# Signature Character Limit



## DetlevCM (Mar 13, 2011)

A little question - is there any chance the signature character limit could be expanded a bit?
300 characters are nearly useless if you wish to post a couple of links - e.g. Flickr, Youtube, maybe another forum profile...

Additionally you are in a way robbed of the ability to in any way or form format your signature as BB code eats into your character allowance.

Now I do understand that you want to limit the signature character count so that signatures do not dominate posts - but with 300 characters there really is very little you can do in your signature area.
I copied my signature over from POTN (photography on the net) and had to throw out a lot to make the parts that are important to me it into the 300 characters allowed.


----------



## Admin US West (Mar 13, 2011)

You should e-mail Canon Rumors, do not assume that he reads every post.

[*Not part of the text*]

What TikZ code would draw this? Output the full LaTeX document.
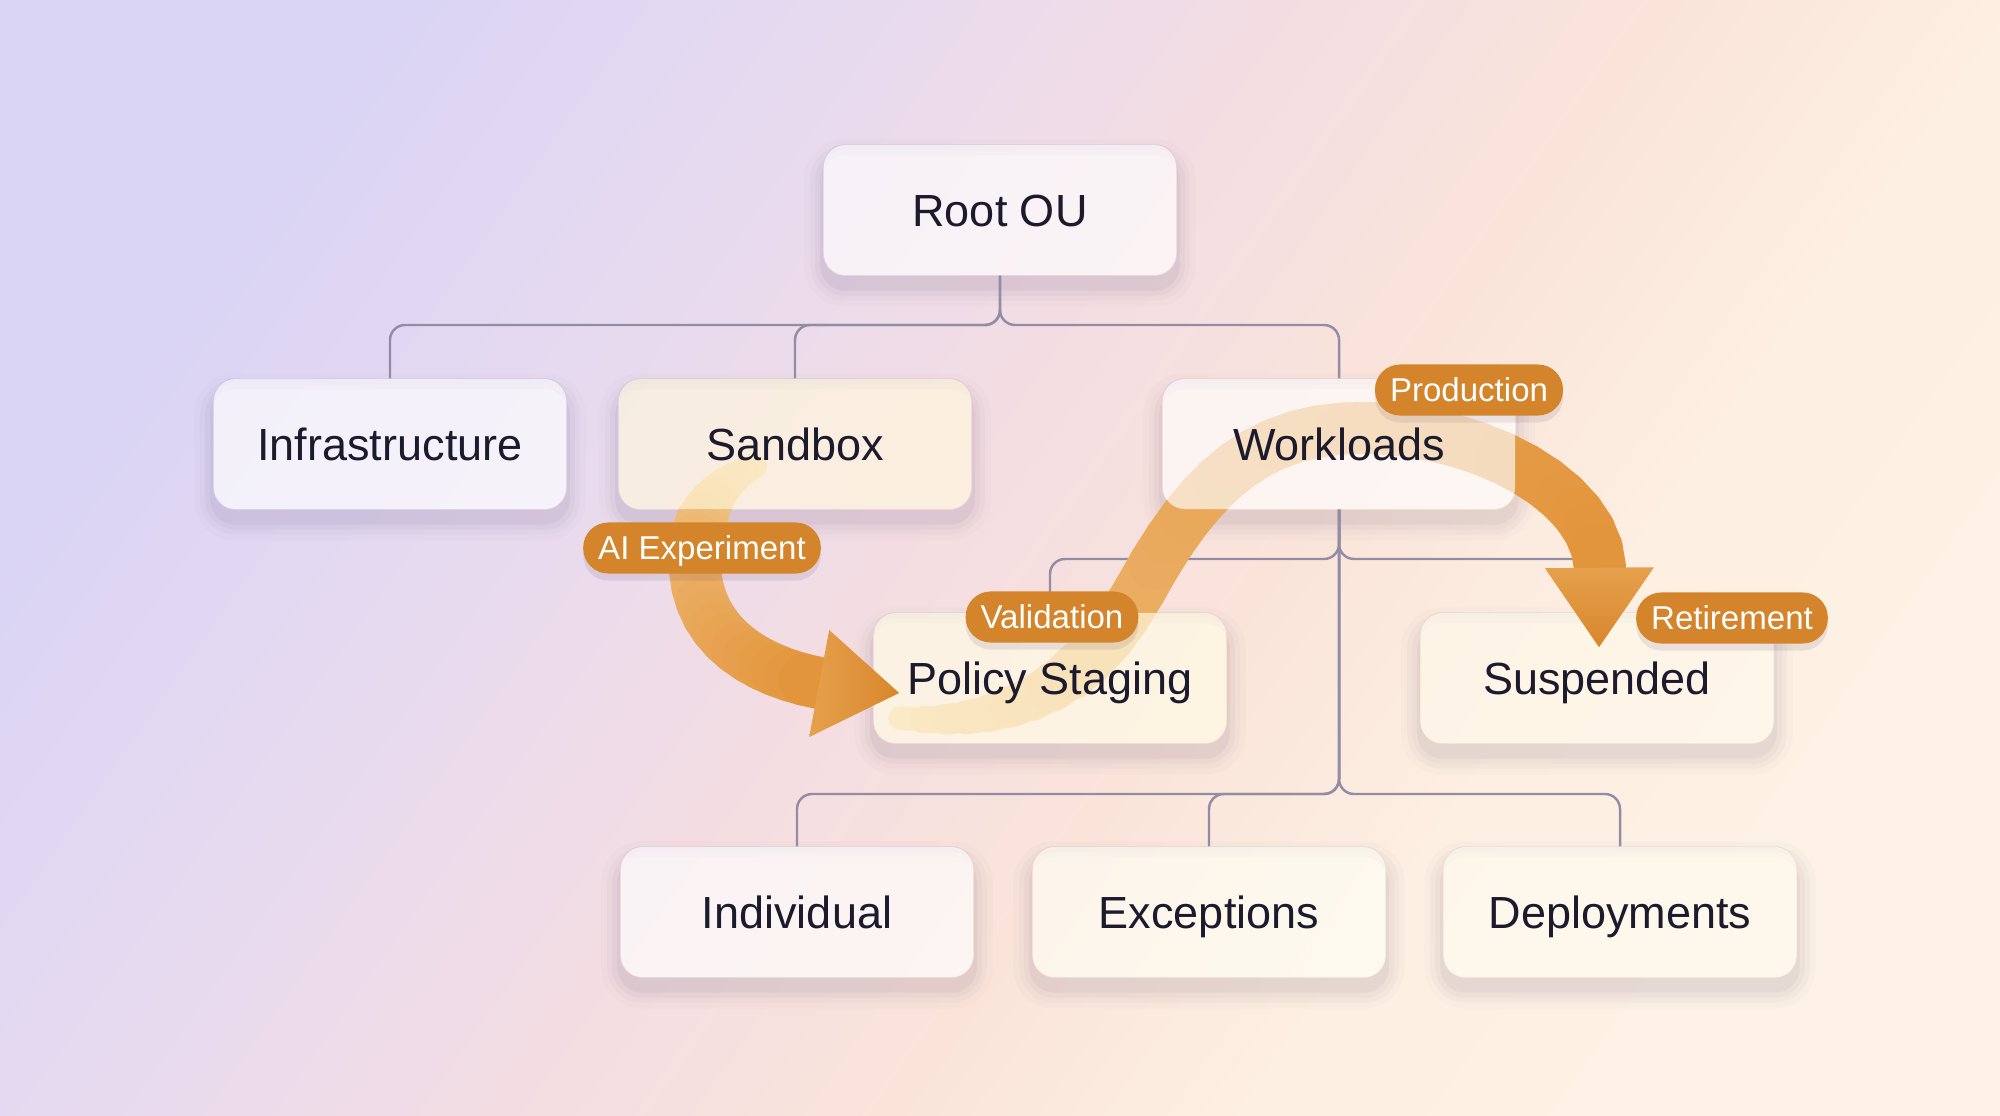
\documentclass[tikz,border=0pt]{standalone}
\usepackage{fontspec}
\setmainfont{Liberation Sans}
\usetikzlibrary{calc,shadows}

% colours
\definecolor{bgLav}{HTML}{DAD4F5}
\definecolor{bgLilac}{HTML}{E6DAF0}
\definecolor{bgPink}{HTML}{F3DDE3}
\definecolor{bgPeach}{HTML}{FAE4DA}
\definecolor{bgCream}{HTML}{FDEFE2}
\definecolor{bgIvory}{HTML}{FDF2E5}
\definecolor{linkGray}{HTML}{928DA5}
\definecolor{ouText}{HTML}{1B1B2D}
\definecolor{shadowTone}{HTML}{5A4A70}
\definecolor{pillOrange}{HTML}{D4842A}
\definecolor{flowLight}{HTML}{F5D09A}
\definecolor{flowOrange}{HTML}{E3953C}
\definecolor{headLight}{HTML}{E6A04C}
\definecolor{headOrange}{HTML}{D8872C}
\definecolor{fillRoot}{HTML}{FFFFFF}
\definecolor{fillInfra}{HTML}{FFFFFF}
\definecolor{fillSand}{HTML}{FFF8DC}
\definecolor{fillWork}{HTML}{FFFFFF}
\definecolor{fillPolicy}{HTML}{FFFDE6}
\definecolor{fillSusp}{HTML}{FFF9EB}
\definecolor{fillIndiv}{HTML}{FFFFFF}
\definecolor{fillExc}{HTML}{FFFFF5}
\definecolor{fillDeploy}{HTML}{FFFBF0}

\pgfdeclarehorizontalshading{bgshade}{100bp}{color(0bp)=(bgLav); color(25bp)=(bgLav);
  color(36bp)=(bgLilac); color(47bp)=(bgPink); color(57bp)=(bgPeach);
  color(66bp)=(bgCream); color(75bp)=(bgIvory); color(100bp)=(bgIvory)}

\pgfdeclarelayer{bg}
\pgfdeclarelayer{flow}
\pgfdeclarelayer{front}
\pgfsetlayers{bg,flow,main,front}

\begin{document}
\begin{tikzpicture}[x=0.01cm, y=-0.01cm,
    oubox/.style={rounded corners=0.22cm, minimum width=3.52cm, minimum height=1.3cm,
      inner sep=0pt, text height=9.2pt, text depth=0pt, fill opacity=0.65, text opacity=1,
      text=ouText, font=\fontsize{12.8}{15}\selectfont},
    pill/.style={fill=pillOrange, text=white, font=\fontsize{9.4}{11}\selectfont,
      rounded corners=0.25cm, minimum height=0.51cm, inner xsep=0.15cm, inner ysep=0pt,
      text height=6.7pt, text depth=0pt,
      general shadow={shadow yshift=-2pt, fill=shadowTone, opacity=.12}},
    oulink/.style={draw=linkGray, line width=0.7pt, rounded corners=0.15cm},
    ribbon/.style={line width=0.52cm, line cap=round},
  ]

  \useasboundingbox (0,0) rectangle (2000,1116);

  % OU boxes
  \node[oubox, fill=fillRoot] (root) at (1000,210) {Root OU};
  \node[oubox, fill=fillInfra] (infra) at (390,444) {Infrastructure};
  \node[oubox, fill=fillSand] (sandbox) at (795,444) {Sandbox};
  \node[oubox, fill=fillWork] (workloads) at (1339,444) {Workloads};
  \node[oubox, fill=fillPolicy] (policy) at (1050,678) {Policy Staging};
  \node[oubox, fill=fillSusp] (suspended) at (1597,678) {Suspended};
  \node[oubox, fill=fillIndiv] (individual) at (797,912) {Individual};
  \node[oubox, fill=fillExc] (exceptions) at (1209,912) {Exceptions};
  \node[oubox, fill=fillDeploy] (deployments) at (1620,912) {Deployments};

  \begin{pgfonlayer}{bg}
    \shade[shading=bgshade, shading angle=-35] (0,0) rectangle (2000,1116);

    % soft shadows round the boxes, the box itself left out
    \foreach \n in {root,infra,sandbox,workloads,policy,suspended,individual,exceptions,deployments}
      \foreach \g/\o/\r in {3/.06/0.25cm, 8/.04/0.30cm, 13/.03/0.35cm, 19/.02/0.41cm}
        \fill[shadowTone, opacity=\o, even odd rule]
          [rounded corners=\r] ($(\n.south west)+(-\g,12+\g)$) rectangle ($(\n.north east)+(\g,14-\g)$)
          [rounded corners=0.22cm] (\n.south west) rectangle (\n.north east);

    \coordinate (busTop) at (0,325);
    \coordinate (busMid) at (0,559);
    \coordinate (busLow) at (0,794);
    \foreach \child in {infra,sandbox,workloads}
      \draw[oulink] (root.south) -- (root.south |- busTop) -| (\child.north);
    \foreach \child in {policy,suspended}
      \draw[oulink] (workloads.south) -- (workloads.south |- busMid) -| (\child.north);
    \foreach \child in {individual,exceptions,deployments}
      \draw[oulink] (workloads.south) -- (workloads.south |- busLow) -| (\child.north);
  \end{pgfonlayer}

  % flow ends
  \coordinate (aiStart) at ($(sandbox)+(-40,22)$);
  \coordinate (aiMid) at (695,570);
  \coordinate (aiBase) at ($(policy.west)+(-54,5)$);
  \coordinate (aiTip) at ($(policy.west)+(26,15)$);
  \coordinate (prodStart) at ($(policy)+(-150,40)$);
  \coordinate (prodMidA) at (1140,590);
  \coordinate (prodMidB) at (1370,428);
  \coordinate (prodBase) at ($(suspended.north)+(3,-45)$);
  \coordinate (prodTip) at ($(suspended.north)+(2,35)$);

  % sample the flow curves
  \path (aiStart) .. controls +(-47,20) and +(-3,-40) .. (aiMid)
    foreach \k in {1,...,12} {coordinate[pos=\k/12] (aiA\k)};
  \path (aiMid) .. controls +(5,70) and +(-58,-11) .. (aiBase)
    foreach \k in {1,...,12} {coordinate[pos=\k/12] (aiB\k)};
  \path (prodStart) .. controls (990,727) and (1080,700) .. (prodMidA)
    foreach \k in {1,...,12} {coordinate[pos=\k/12] (prA\k)};
  \path (prodMidA) .. controls (1200,480) and (1260,425) .. (prodMidB)
    foreach \k in {1,...,12} {coordinate[pos=\k/12] (prB\k)};
  \path (prodMidB) .. controls (1480,430) and (1596,490) .. (prodBase)
    foreach \k in {1,...,12} {coordinate[pos=\k/12] (prC\k)};
  \coordinate (aiA0) at (aiStart);
  \coordinate (aiB0) at (aiMid);
  \coordinate (prA0) at (prodStart);
  \coordinate (prB0) at (prodMidA);
  \coordinate (prC0) at (prodMidB);

  \begin{pgfonlayer}{flow}
    \foreach \k [evaluate=\k as \p using int(\k-1), evaluate=\k as \c using int(100*\k/24),
        evaluate=\k as \w using {min(0.52,0.2+0.04*\k)}] in {1,...,12}
      \draw[ribbon, line width=\w cm, draw=flowOrange!\c!flowLight] (aiA\p) -- (aiA\k);
    \foreach \k [evaluate=\k as \p using int(\k-1), evaluate=\k as \c using int(100*(\k+12)/24)] in {1,...,12}
      \draw[ribbon, draw=flowOrange!\c!flowLight] (aiB\p) -- (aiB\k);

    \foreach \k [evaluate=\k as \p using int(\k-1), evaluate=\k as \c using int(100*sqrt(\k/36)),
        evaluate=\k as \w using {min(0.52,0.2+0.035*\k)}] in {1,...,12}
      \draw[ribbon, line width=\w cm, draw=flowOrange!\c!flowLight] (prA\p) -- (prA\k);
    \foreach \k [evaluate=\k as \p using int(\k-1), evaluate=\k as \c using int(100*sqrt((\k+12)/36))] in {1,...,12}
      \draw[ribbon, draw=flowOrange!\c!flowLight] (prB\p) -- (prB\k);
    \foreach \k [evaluate=\k as \p using int(\k-1), evaluate=\k as \c using int(100*sqrt((\k+24)/36))] in {1,...,12}
      \draw[ribbon, draw=flowOrange!\c!flowLight] (prC\p) -- (prC\k);
  \end{pgfonlayer}

  \begin{pgfonlayer}{front}
    \shade[left color=headLight, right color=headOrange]
      ($(aiBase)+(10,-53)$) -- (aiTip) -- ($(aiBase)+(-10,54)$) -- cycle;
    \shade[top color=headLight, bottom color=headOrange]
      ($(prodBase)+(-55,1)$) -- (prodTip) -- ($(prodBase)+(54,0)$) -- cycle;

    \node[pill] (aiexp) at (702,548) {AI Experiment};
    \node[pill] (valid) at (1052,617) {Validation};
    \node[pill] (prod) at (1469,390) {Production};
    \node[pill] (retire) at (1732,618) {Retirement};
  \end{pgfonlayer}

\end{tikzpicture}
\end{document}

I police the forums, but do not mess with the settings. The signature can be set longer, but I do not know the implications to the overall system.

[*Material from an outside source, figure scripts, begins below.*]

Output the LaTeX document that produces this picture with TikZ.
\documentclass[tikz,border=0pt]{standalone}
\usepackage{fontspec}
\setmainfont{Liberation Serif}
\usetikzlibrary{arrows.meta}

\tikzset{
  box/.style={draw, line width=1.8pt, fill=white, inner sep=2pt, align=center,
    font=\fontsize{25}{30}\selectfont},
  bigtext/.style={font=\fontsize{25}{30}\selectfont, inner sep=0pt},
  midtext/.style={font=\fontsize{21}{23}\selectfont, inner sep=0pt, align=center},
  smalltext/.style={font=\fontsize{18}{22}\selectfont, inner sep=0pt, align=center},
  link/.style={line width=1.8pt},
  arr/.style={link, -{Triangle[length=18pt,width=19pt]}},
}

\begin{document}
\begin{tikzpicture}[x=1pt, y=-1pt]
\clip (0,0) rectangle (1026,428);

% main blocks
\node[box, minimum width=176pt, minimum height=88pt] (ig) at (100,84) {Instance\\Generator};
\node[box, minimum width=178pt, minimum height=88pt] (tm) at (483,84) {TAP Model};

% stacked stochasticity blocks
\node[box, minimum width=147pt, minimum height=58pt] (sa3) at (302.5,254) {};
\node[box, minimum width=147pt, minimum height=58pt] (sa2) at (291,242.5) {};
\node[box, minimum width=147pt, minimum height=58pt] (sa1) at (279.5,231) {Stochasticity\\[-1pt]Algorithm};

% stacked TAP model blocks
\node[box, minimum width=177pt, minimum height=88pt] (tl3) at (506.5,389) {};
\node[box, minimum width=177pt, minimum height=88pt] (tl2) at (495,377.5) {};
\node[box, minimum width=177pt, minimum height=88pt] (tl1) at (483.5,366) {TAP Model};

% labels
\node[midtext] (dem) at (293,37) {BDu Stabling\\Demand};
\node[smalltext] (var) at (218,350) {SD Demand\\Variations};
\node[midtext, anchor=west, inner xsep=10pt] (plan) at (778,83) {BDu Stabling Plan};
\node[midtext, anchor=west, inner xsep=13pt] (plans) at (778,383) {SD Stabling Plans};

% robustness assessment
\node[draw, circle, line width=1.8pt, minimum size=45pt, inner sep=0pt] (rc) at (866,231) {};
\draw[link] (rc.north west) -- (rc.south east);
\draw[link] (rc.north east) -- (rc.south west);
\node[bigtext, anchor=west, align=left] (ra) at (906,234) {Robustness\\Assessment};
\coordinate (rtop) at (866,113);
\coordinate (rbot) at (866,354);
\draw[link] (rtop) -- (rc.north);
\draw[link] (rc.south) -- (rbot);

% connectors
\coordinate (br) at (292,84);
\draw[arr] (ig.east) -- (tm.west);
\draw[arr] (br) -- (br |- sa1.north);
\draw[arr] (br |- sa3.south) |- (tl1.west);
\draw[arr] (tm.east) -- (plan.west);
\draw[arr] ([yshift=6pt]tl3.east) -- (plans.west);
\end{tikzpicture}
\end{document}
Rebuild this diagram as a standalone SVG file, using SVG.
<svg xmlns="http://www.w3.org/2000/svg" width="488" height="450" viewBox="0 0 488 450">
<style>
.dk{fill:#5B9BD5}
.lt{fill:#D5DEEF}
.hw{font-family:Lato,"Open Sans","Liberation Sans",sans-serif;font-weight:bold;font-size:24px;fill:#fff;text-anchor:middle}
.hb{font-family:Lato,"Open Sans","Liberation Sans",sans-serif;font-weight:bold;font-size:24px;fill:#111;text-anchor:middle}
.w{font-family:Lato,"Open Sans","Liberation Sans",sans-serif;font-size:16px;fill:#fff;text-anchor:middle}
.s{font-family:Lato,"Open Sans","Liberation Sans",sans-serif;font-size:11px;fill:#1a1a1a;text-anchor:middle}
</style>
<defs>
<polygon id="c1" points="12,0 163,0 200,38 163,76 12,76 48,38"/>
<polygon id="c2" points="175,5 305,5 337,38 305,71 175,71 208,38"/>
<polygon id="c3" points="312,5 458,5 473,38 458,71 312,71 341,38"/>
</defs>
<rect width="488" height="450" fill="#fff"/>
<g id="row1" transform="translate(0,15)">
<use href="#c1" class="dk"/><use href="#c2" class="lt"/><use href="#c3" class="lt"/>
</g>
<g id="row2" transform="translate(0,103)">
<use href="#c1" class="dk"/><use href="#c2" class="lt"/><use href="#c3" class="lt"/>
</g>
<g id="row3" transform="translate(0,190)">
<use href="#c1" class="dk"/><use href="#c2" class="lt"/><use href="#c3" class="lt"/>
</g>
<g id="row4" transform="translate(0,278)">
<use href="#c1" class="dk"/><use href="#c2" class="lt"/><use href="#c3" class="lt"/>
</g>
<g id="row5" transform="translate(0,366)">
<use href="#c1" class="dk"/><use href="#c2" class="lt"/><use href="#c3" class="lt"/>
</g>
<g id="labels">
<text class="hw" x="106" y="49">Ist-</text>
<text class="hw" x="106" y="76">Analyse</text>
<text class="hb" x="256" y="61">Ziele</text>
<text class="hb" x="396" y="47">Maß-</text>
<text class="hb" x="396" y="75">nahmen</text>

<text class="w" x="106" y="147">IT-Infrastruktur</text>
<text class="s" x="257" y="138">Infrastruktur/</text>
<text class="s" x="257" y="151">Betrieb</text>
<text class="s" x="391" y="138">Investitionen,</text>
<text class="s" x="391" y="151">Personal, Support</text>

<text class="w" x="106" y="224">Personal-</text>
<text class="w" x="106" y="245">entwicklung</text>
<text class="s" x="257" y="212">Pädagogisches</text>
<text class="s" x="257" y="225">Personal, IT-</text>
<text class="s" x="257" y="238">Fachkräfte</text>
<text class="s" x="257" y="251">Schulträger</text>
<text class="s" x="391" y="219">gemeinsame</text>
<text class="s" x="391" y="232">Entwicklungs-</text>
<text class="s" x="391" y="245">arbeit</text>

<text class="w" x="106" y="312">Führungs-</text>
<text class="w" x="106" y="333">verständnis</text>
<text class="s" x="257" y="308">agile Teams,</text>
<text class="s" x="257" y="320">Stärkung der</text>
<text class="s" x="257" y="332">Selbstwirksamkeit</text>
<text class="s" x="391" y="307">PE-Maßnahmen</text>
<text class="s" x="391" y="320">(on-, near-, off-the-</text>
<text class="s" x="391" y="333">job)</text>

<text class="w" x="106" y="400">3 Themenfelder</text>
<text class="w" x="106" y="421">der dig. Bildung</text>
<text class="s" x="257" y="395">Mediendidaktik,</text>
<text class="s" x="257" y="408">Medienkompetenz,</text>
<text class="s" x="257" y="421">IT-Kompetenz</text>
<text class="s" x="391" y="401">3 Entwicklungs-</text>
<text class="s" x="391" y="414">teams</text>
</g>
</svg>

http://www.canonrumors.com/contact-form/


----------



## DetlevCM (Mar 13, 2011)

scalesusa said:


> You should e-mail Canon Rumors, do not assume that he reads every post. I police the forums, but do not mess with the settings. The signature can be set longer, but I do not know the implications to the overall system.
> 
> http://www.canonrumors.com/contact-form/



I would have thought the owner would read the site suggestions/comments section??


----------



## unfocused (Mar 13, 2011)

Detlev,

Just so you know, all your links are broken.


----------



## DetlevCM (Mar 13, 2011)

unfocused said:


> Detlev,
> 
> Just so you know, all your links are broken.



Thanks... I know why too... the BB code implementation in SMF is at fault... now how do I fix it... it was a simple fix.


----------



## Admin US West (Mar 26, 2011)

The ability to post web links in signatures has been suspended until further notice. We currently have a spammer posting numerous posts with spam signatures just to get their google ratings up due to the link.

I hate to do this, but we will not be used as a link farm for spammers.


----------



## DetlevCM (Mar 26, 2011)

scalesusa said:


> The ability to post web links in signatures has been suspended until further notice. We currently have a spammer posting numerous posts with spam signatures just to get their google ratings up due to the link.
> 
> I hate to do this, but we will not be used as a link farm for spammers.



It works for me - or at least my links still work.
-> It's just that smf uses a non-standard BB code for links in signatures, vBulleting or IP.Board are more similar in their BB code usage.


----------